## The problem
Word for word, quote all of the material, omitting the pictures.

## Input data
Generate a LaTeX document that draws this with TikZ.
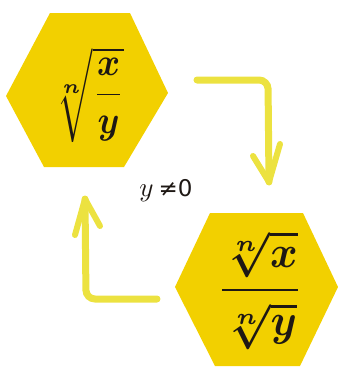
\documentclass[tikz,border=0pt]{standalone}
\usepackage{fontspec}
\newfontfamily\symfont{DejaVu Sans}
\definecolor{hexgold}{RGB}{242,208,0}
\definecolor{arrowyel}{RGB}{236,226,64}
\definecolor{inkc}{RGB}{30,24,20}
\tikzset{
  hexbox/.style={fill=hexgold, draw=none},
  flowline/.style={draw=arrowyel, line width=7pt, rounded corners=9pt, line cap=round},
  barb/.style={draw=arrowyel, line width=6pt, line cap=round, line join=round},
  mathlabel/.style={text=inkc, inner sep=0pt}
}
\begin{document}
\begin{tikzpicture}[x=1pt,y=-1pt]
\useasboundingbox (0,0) rectangle (338,368);
% hexagons
\path[hexbox] (50,13) -- (130,13) -- (168,93) -- (124,167) -- (44,167) -- (6,96) -- cycle;
\path[hexbox] (210,213) -- (303,213) -- (338,287) -- (300,366) -- (215,366) -- (175,287) -- cycle;
% texts
\node[mathlabel] (top) at (88,95) {\scalebox{3.5}[3.9]{\boldmath$\displaystyle\sqrt[n]{\frac{x}{y}}$}};
\node[mathlabel] (bot) at (260,290) {\scalebox{4.2}[4.5]{\boldmath$\displaystyle\frac{\sqrt[n]{x}}{\sqrt[n]{y}}$}};
\node[mathlabel] (cond) at (166,191) {\scalebox{2.7}{$y$}\hspace{5pt}{\symfont\fontsize{23}{26}\selectfont≠0}};
% arrow 1 (top right)
\coordinate (a1s) at (197,80);
\coordinate (a1c) at (268,80);
\coordinate (a1t) at (269,182);
\coordinate (a1l) at (253,156);
\coordinate (a1r) at (280,144);
\draw[flowline] (a1s) -- (a1c) -- (a1t);
\draw[barb] (a1l) -- (a1t) -- (a1r);
% arrow 2 (bottom left)
\coordinate (a2s) at (157,299);
\coordinate (a2c) at (86,299);
\coordinate (a2t) at (85,199);
\coordinate (a2l) at (75,235);
\coordinate (a2r) at (100,226);
\draw[flowline] (a2s) -- (a2c) -- (a2t);
\draw[barb] (a2l) -- (a2t) -- (a2r);
\end{tikzpicture}
\end{document}
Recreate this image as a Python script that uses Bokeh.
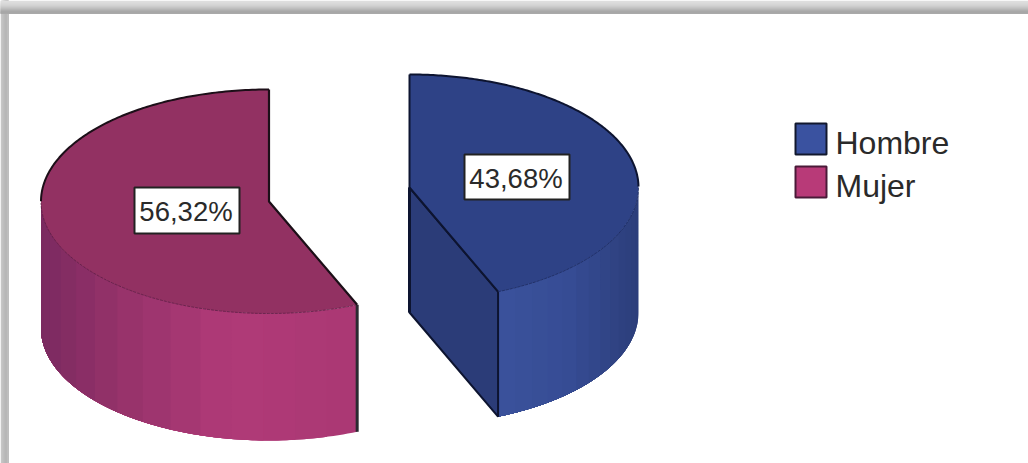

## Solution to this task
Generate a LaTeX document that draws this with TikZ.
\documentclass[tikz,border=0pt]{standalone}
\usepackage{fontspec}
\newfontfamily\symfont{DejaVu Sans}
\definecolor{hexgold}{RGB}{242,208,0}
\definecolor{arrowyel}{RGB}{236,226,64}
\definecolor{inkc}{RGB}{30,24,20}
\tikzset{
  hexbox/.style={fill=hexgold, draw=none},
  flowline/.style={draw=arrowyel, line width=7pt, rounded corners=9pt, line cap=round},
  barb/.style={draw=arrowyel, line width=6pt, line cap=round, line join=round},
  mathlabel/.style={text=inkc, inner sep=0pt}
}
\begin{document}
\begin{tikzpicture}[x=1pt,y=-1pt]
\useasboundingbox (0,0) rectangle (338,368);
% hexagons
\path[hexbox] (50,13) -- (130,13) -- (168,93) -- (124,167) -- (44,167) -- (6,96) -- cycle;
\path[hexbox] (210,213) -- (303,213) -- (338,287) -- (300,366) -- (215,366) -- (175,287) -- cycle;
% texts
\node[mathlabel] (top) at (88,95) {\scalebox{3.5}[3.9]{\boldmath$\displaystyle\sqrt[n]{\frac{x}{y}}$}};
\node[mathlabel] (bot) at (260,290) {\scalebox{4.2}[4.5]{\boldmath$\displaystyle\frac{\sqrt[n]{x}}{\sqrt[n]{y}}$}};
\node[mathlabel] (cond) at (166,191) {\scalebox{2.7}{$y$}\hspace{5pt}{\symfont\fontsize{23}{26}\selectfont≠0}};
% arrow 1 (top right)
\coordinate (a1s) at (197,80);
\coordinate (a1c) at (268,80);
\coordinate (a1t) at (269,182);
\coordinate (a1l) at (253,156);
\coordinate (a1r) at (280,144);
\draw[flowline] (a1s) -- (a1c) -- (a1t);
\draw[barb] (a1l) -- (a1t) -- (a1r);
% arrow 2 (bottom left)
\coordinate (a2s) at (157,299);
\coordinate (a2c) at (86,299);
\coordinate (a2t) at (85,199);
\coordinate (a2l) at (75,235);
\coordinate (a2r) at (100,226);
\draw[flowline] (a2s) -- (a2c) -- (a2t);
\draw[barb] (a2l) -- (a2t) -- (a2r);
\end{tikzpicture}
\end{document}
Recreate this image as a Python script that uses Bokeh.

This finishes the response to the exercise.